Porter was advertising his slave-trading services in Tennessee in 1853, two years before the (unenforced) ban on importing slaves across state lines for resale was lifted. He was partners with Joe Dabbs and their advertisement stated that they had "associated themselves together for the purpose of carrying on GENERAL AGENCY BUSINESS, in the buying and selling of NEGROES. We can at all times be found at our office, No 33, Cedar Street, between Cherry and Summer, where we have erected safe and comfortable quarters for keeping any number of Negroes; and those wishing to sell, may be assured of getting the highest market price, as we will either buy on our own account or sell on commission for others. We pledge ourselves to obey instructions, and especially to be particular in selecting good homes for favorite servants, without separating families." The same advertisement stated that Porter was based in Giles County, Tennessee while Dabbs was the firm's representative in Nashville proper.

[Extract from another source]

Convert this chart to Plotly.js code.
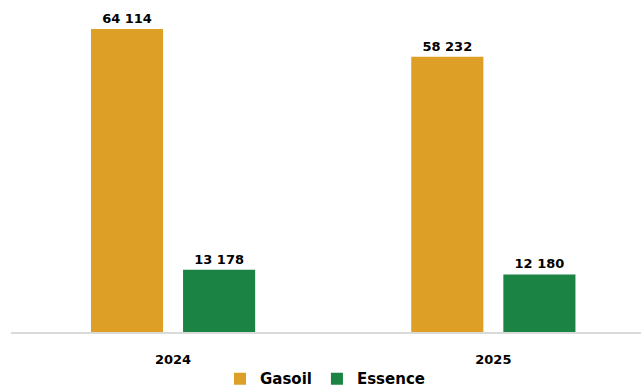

In 1854 Porter paid to be listed as a slave dealer of Nashville in the Southern Business Directory of Charleston, South Carolina. Porter advertised that he had "fancy girls" for sale; these were young, light-skinned enslaved girls sold for purposes of sexual exploitation. In 1855 he listed for sale John, Henry, Julia, Ellen, Sarah, Jerry, and Green, in order to execute a deed in trust. In 1856 Porter wrote one of the letters that was pillaged by journalist James Redpath from Ziba B. Oakes' slave jail after the fall of Charleston during the American Civil War and now held in the special collections of Boston Public Library. Porter was inquiring about prices for "small negroes" specifically girls aged nine to 14, "plough boys," "women with one & two children," and young women. He reported that Brown & Bulger, a slave-trading firm based in Montgomery, Alabama was sending him a collection of people that met that description and he was interested in buying from Charleston as well if the price was right. Porter's frequent newspaper advertisements listed "fancy girls" and "fancy boys" for sale, describing their appearances and specifying very young ages, which researcher Bill Carey argues means that "children were publicly and regularly sold for the sex trade two blocks west of the Davidson County Courthouse, and two blocks east of the Tennessee State Capitol."

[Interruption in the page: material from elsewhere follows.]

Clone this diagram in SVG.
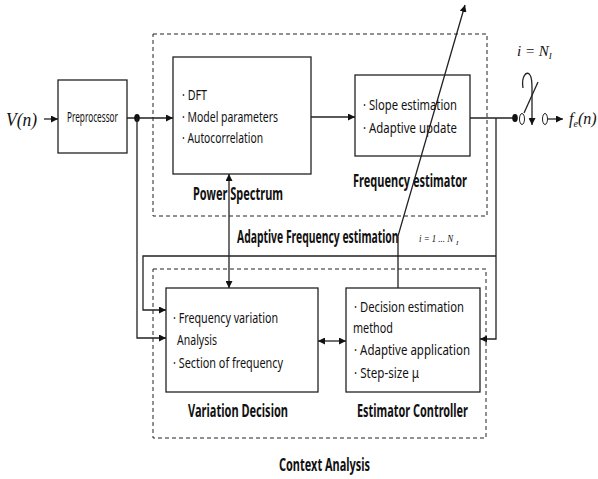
<svg xmlns="http://www.w3.org/2000/svg" width="598" height="479" viewBox="0 0 598 479">
  <defs>
    <style>
      .box { fill: #fff; stroke: #222; stroke-width: 1.3; }
      .frame { fill: none; stroke: #222; stroke-width: 1; stroke-dasharray: 4 3; }
      .wire { fill: none; stroke: #222; stroke-width: 1.3; }
      .t { font-family: "Noto Sans", "Liberation Sans", sans-serif; font-size: 15px; fill: #111; }
      .lb { font-family: "Noto Sans", "Liberation Sans", sans-serif; font-size: 17px; font-weight: bold; fill: #111; }
      .m { font-family: "Liberation Serif", "DejaVu Serif", serif; font-style: italic; fill: #111; }
    </style>
    <marker id="ah" viewBox="0 0 10 10" refX="10" refY="5" markerWidth="7" markerHeight="7" markerUnits="userSpaceOnUse" orient="auto-start-reverse">
      <path d="M0,0 L10,5 L0,10 z" fill="#111"/>
    </marker>
  </defs>

  <!-- dashed grouping frames -->
  <g id="frame-adaptive">
    <rect class="frame" x="153" y="34" width="334" height="182"/>
    <text class="lb" transform="translate(237,243) scale(0.61,1)" x="0" y="0">Adaptive Frequency estimation</text>
    <text class="m" transform="translate(419,242) scale(0.8,1)" x="0" y="0" font-size="11">i = 1 ... N</text>
    <text class="m" x="456" y="245" font-size="7">I</text>
  </g>
  <g id="frame-context">
    <rect class="frame" x="153" y="269" width="333" height="169"/>
    <text class="lb" x="279" y="471" textLength="91" lengthAdjust="spacingAndGlyphs">Context Analysis</text>
  </g>

  <!-- input / output labels -->
  <g id="input">
    <text class="m" x="6" y="126" font-size="19" textLength="31" lengthAdjust="spacingAndGlyphs">V(n)</text>
  </g>
  <g id="output">
    <text class="m" x="569" y="124" font-size="16">f<tspan font-size="10" dy="3">e</tspan><tspan dy="-3">(n)</tspan></text>
    <text class="m" x="517" y="56" font-size="15">i = N<tspan font-size="9" dy="3">I</tspan></text>
  </g>

  <!-- blocks -->
  <g id="preprocessor">
    <rect class="box" x="58" y="80" width="69" height="73"/>
    <text class="t" x="67" y="122" font-size="13" textLength="51" lengthAdjust="spacingAndGlyphs">Preprocessor</text>
  </g>

  <g id="power-spectrum">
    <rect class="box" x="173" y="57" width="138" height="117"/>
    <text class="t" x="182" y="100" textLength="25" lengthAdjust="spacingAndGlyphs">· DFT</text>
    <text class="t" x="182" y="122" textLength="96" lengthAdjust="spacingAndGlyphs">· Model parameters</text>
    <text class="t" x="182" y="143" textLength="81" lengthAdjust="spacingAndGlyphs">· Autocorrelation</text>
    <text class="lb" x="193" y="200" textLength="90" lengthAdjust="spacingAndGlyphs">Power Spectrum</text>
  </g>

  <g id="frequency-estimator">
    <rect class="box" x="355" y="75" width="115" height="81"/>
    <text class="t" x="363" y="110" textLength="94" lengthAdjust="spacingAndGlyphs">· Slope estimation</text>
    <text class="t" x="363" y="133" textLength="94" lengthAdjust="spacingAndGlyphs">· Adaptive update</text>
    <text class="lb" x="353" y="187" textLength="114" lengthAdjust="spacingAndGlyphs">Frequency estimator</text>
  </g>

  <g id="variation-decision">
    <rect class="box" x="166" y="288" width="152" height="104"/>
    <text class="t" x="173" y="323" textLength="105" lengthAdjust="spacingAndGlyphs">· Frequency variation</text>
    <text class="t" x="177" y="345" textLength="40" lengthAdjust="spacingAndGlyphs">Analysis</text>
    <text class="t" x="173" y="368" textLength="110" lengthAdjust="spacingAndGlyphs">· Section of frequency</text>
    <text class="lb" x="188" y="417" textLength="100" lengthAdjust="spacingAndGlyphs">Variation Decision</text>
  </g>

  <g id="estimator-controller">
    <rect class="box" x="346" y="288" width="134" height="104"/>
    <text class="t" x="354" y="312" textLength="110" lengthAdjust="spacingAndGlyphs">· Decision estimation</text>
    <text class="t" x="353" y="333" textLength="40" lengthAdjust="spacingAndGlyphs">method</text>
    <text class="t" x="354" y="355" textLength="116" lengthAdjust="spacingAndGlyphs">· Adaptive application</text>
    <text class="t" x="354" y="378" textLength="65" lengthAdjust="spacingAndGlyphs">· Step-size μ</text>
    <text class="lb" x="357" y="417" textLength="111" lengthAdjust="spacingAndGlyphs">Estimator Controller</text>
  </g>

  <!-- connectors -->
  <g id="connectors">
    <line class="wire" x1="44" y1="119" x2="58" y2="119" marker-end="url(#ah)"/>
    <line class="wire" x1="127" y1="118" x2="173" y2="118" marker-end="url(#ah)"/>
    <ellipse cx="137" cy="118" rx="2.8" ry="4" fill="#111"/>
    <polyline class="wire" points="137,118 137,338 166,338" marker-end="url(#ah)"/>
    <line class="wire" x1="311" y1="117" x2="355" y2="117" marker-end="url(#ah)"/>
    <line class="wire" x1="470" y1="118" x2="515" y2="118"/>
    <ellipse cx="515" cy="118" rx="2.8" ry="4" fill="#111"/>
    <polyline class="wire" points="496,118 496,339 480,339" marker-end="url(#ah)"/>
    <polyline class="wire" points="496,256 143,256 143,310 166,310" marker-end="url(#ah)"/>
    <line class="wire" x1="318" y1="341" x2="346" y2="341" marker-start="url(#ah)" marker-end="url(#ah)"/>
    <line class="wire" x1="229" y1="174" x2="229" y2="288" marker-start="url(#ah)" marker-end="url(#ah)"/>
    <polyline class="wire" points="398,288 398,236 465,5" marker-end="url(#ah)"/>

    <!-- output switch: blade, throw arrow and contacts -->
    <ellipse cx="522" cy="119" rx="2.5" ry="5.5" fill="none" stroke="#222" stroke-width="1"/>
    <line class="wire" x1="538" y1="82" x2="524" y2="113" stroke-width="1"/>
    <path class="wire" d="M523,88 C521,76 527,70 530,75 C532,78 532,82 532,88 L532,125" stroke-width="1" marker-end="url(#ah)"/>
    <ellipse cx="545" cy="119" rx="2.5" ry="5.5" fill="none" stroke="#222" stroke-width="1"/>
    <line class="wire" x1="548" y1="119" x2="563" y2="119" marker-end="url(#ah)"/>
  </g>
</svg>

By 1857 Porter had moved out of the 33 Cedar street address—replaced there by H. H. Haynes and partners—but still listed "negroes at auction" for sale in the Nashville Banner in 1857. At the time of the 1860 U.S. census Porter was a resident of Davidson County, Tennessee; he listed his occupation as "trader."

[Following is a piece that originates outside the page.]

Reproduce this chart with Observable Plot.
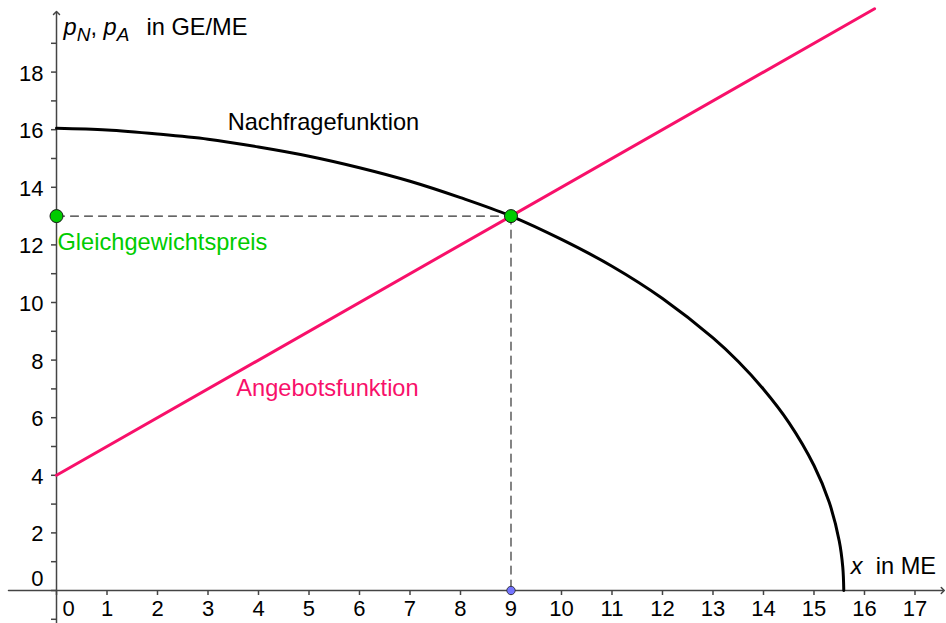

After the American Civil War he was one of several men who recommended that Andrew Johnson pardon J. B. McFerrin for his rebel activities; McFerrin had been disqualified from the blanket amnesty because his net worth was more than .

== Texas ==
Porter's son, Robert Rees Porter, served as a surgeon to Texas regiments of the Confederate States Army during the American Civil War. In 1878 Porter was pickpocketed while traveling by train from Houston. Porter moved from Tennessee to Texas in 1879. At the time of the 1880 U.S. census R. W. Porter lived with his son, R. R. Porter, a physician, in what is now called the East Columbia Historic District of Brazoria County, Texas. They lived near Main Street and Duval, adjacent to the landmarked James Price Phillips Home, which "was where the first hospital was built in Texas for the soldiers in the Texas Revolution. It was also the site of the first cloth manufacturing in Texas. Mrs. Porter made cloth for the soldiers of the Columbia Company." Porter died in 1892, in Columbia, Texas, at the age of 83.